*Required work*
Keep pictures out. Copy exactly the lines from the one containing "Give me the" to the one containing "import * as", endpoints included.

*Recorded information*
━━━━━━
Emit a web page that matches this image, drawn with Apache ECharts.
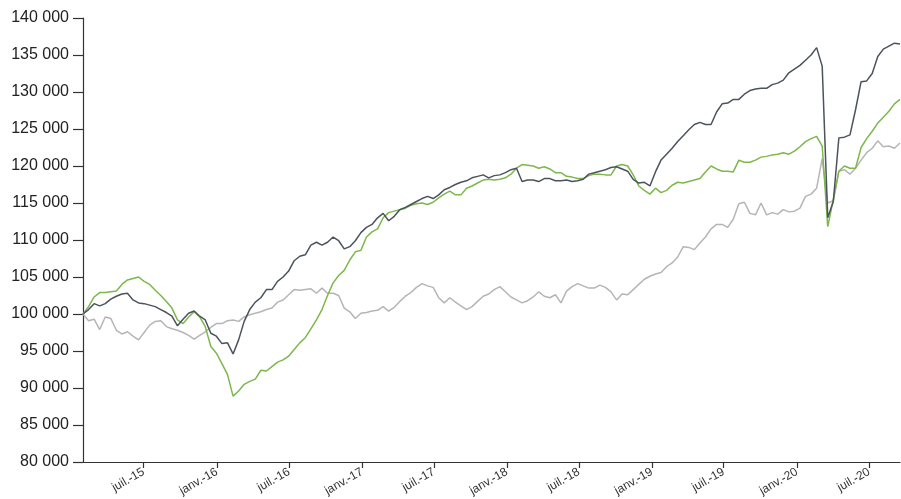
━━━━━━
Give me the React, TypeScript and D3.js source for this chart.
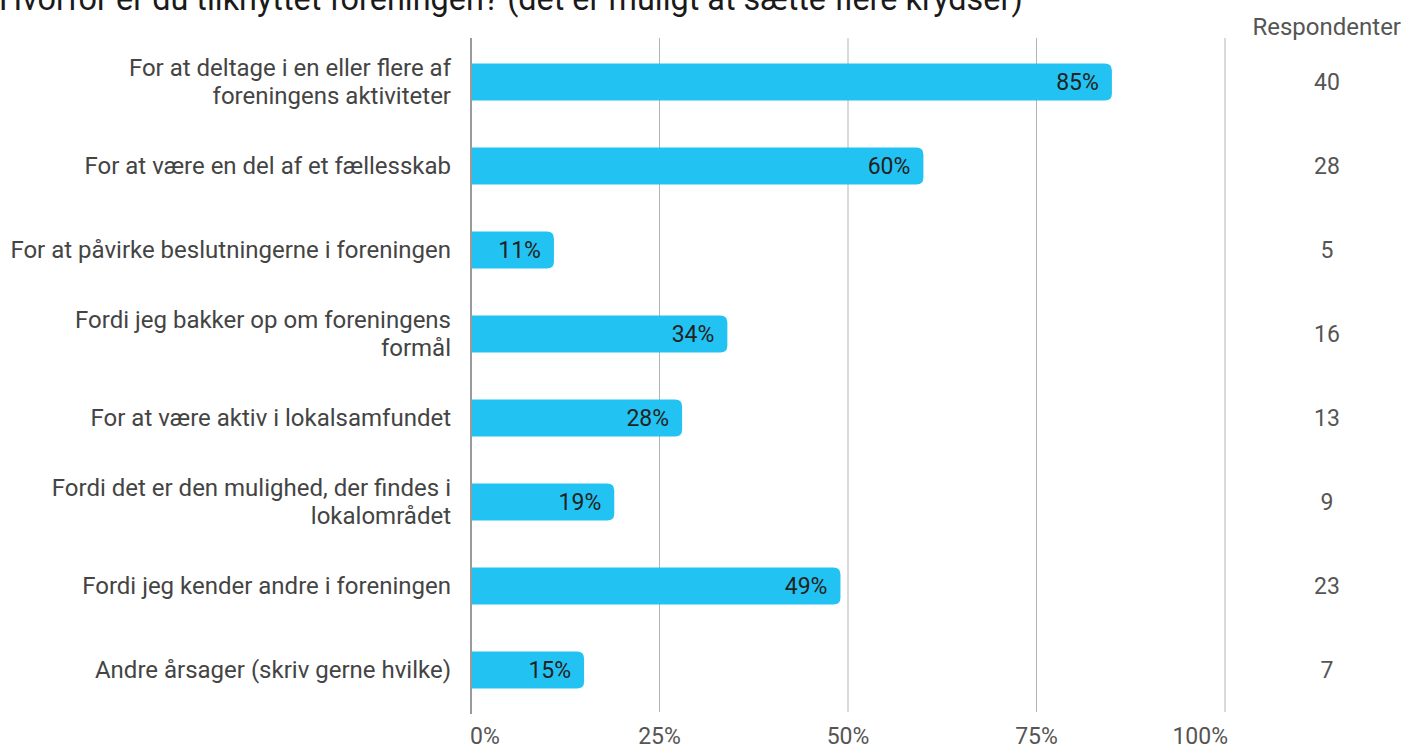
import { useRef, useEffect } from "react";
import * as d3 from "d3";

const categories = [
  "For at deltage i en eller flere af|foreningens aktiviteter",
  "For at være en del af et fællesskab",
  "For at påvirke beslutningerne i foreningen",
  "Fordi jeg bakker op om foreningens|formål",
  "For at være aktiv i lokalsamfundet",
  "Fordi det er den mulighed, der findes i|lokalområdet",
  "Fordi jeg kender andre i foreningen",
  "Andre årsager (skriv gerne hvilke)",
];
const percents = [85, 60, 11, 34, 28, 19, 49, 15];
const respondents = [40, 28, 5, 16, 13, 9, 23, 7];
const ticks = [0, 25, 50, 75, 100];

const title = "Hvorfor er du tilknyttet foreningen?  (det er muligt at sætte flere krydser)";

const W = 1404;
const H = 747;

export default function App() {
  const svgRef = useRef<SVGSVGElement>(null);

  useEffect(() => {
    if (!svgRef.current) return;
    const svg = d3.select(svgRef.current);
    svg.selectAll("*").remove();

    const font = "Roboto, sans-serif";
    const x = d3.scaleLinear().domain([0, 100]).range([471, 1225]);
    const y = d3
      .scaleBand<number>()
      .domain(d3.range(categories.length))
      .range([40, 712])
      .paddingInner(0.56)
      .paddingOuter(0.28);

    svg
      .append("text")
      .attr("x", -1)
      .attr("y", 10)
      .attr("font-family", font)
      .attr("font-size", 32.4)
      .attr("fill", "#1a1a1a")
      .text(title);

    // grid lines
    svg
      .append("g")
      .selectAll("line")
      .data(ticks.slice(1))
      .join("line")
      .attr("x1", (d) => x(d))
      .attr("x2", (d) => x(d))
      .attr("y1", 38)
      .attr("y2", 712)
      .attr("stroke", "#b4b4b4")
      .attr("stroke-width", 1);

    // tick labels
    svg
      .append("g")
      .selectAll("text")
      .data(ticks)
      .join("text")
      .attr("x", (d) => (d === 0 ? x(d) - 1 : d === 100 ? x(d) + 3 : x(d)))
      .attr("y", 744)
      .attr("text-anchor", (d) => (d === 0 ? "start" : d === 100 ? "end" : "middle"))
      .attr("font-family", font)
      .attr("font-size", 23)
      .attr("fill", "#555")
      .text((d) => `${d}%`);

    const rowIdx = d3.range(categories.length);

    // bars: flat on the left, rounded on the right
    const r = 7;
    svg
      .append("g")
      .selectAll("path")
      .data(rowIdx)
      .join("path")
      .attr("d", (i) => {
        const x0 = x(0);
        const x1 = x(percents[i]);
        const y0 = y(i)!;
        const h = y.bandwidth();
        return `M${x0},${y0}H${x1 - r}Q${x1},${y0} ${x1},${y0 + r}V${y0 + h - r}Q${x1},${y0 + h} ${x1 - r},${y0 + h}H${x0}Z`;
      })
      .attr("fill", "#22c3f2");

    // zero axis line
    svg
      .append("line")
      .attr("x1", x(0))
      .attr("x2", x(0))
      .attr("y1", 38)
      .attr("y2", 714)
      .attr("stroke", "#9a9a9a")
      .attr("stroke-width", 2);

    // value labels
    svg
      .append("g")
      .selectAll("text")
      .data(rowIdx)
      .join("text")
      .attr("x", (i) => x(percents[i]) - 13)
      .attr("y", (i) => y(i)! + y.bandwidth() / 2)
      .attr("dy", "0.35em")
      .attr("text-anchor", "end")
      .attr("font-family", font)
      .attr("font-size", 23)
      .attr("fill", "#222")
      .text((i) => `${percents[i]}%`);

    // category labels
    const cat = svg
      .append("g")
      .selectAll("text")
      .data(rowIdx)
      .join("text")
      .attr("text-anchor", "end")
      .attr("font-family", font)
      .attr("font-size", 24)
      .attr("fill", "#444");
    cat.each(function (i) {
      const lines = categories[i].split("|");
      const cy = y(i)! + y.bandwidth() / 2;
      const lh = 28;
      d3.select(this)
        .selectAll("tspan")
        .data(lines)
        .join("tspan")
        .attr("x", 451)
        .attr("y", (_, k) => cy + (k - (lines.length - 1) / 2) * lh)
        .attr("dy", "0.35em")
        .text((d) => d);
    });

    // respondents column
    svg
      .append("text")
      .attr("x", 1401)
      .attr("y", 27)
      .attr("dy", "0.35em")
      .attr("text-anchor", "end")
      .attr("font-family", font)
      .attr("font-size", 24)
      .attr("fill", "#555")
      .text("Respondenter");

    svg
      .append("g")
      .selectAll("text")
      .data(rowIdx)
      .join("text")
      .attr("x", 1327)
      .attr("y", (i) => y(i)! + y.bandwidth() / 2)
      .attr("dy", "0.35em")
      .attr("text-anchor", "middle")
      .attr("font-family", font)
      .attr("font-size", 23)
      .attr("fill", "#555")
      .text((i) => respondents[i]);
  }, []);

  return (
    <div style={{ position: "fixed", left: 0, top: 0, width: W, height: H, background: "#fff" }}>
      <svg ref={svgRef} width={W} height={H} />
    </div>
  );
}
━━━━━━
*Expected output*
Give me the React, TypeScript and D3.js source for this chart.
import { useRef, useEffect } from "react";
import * as d3 from "d3";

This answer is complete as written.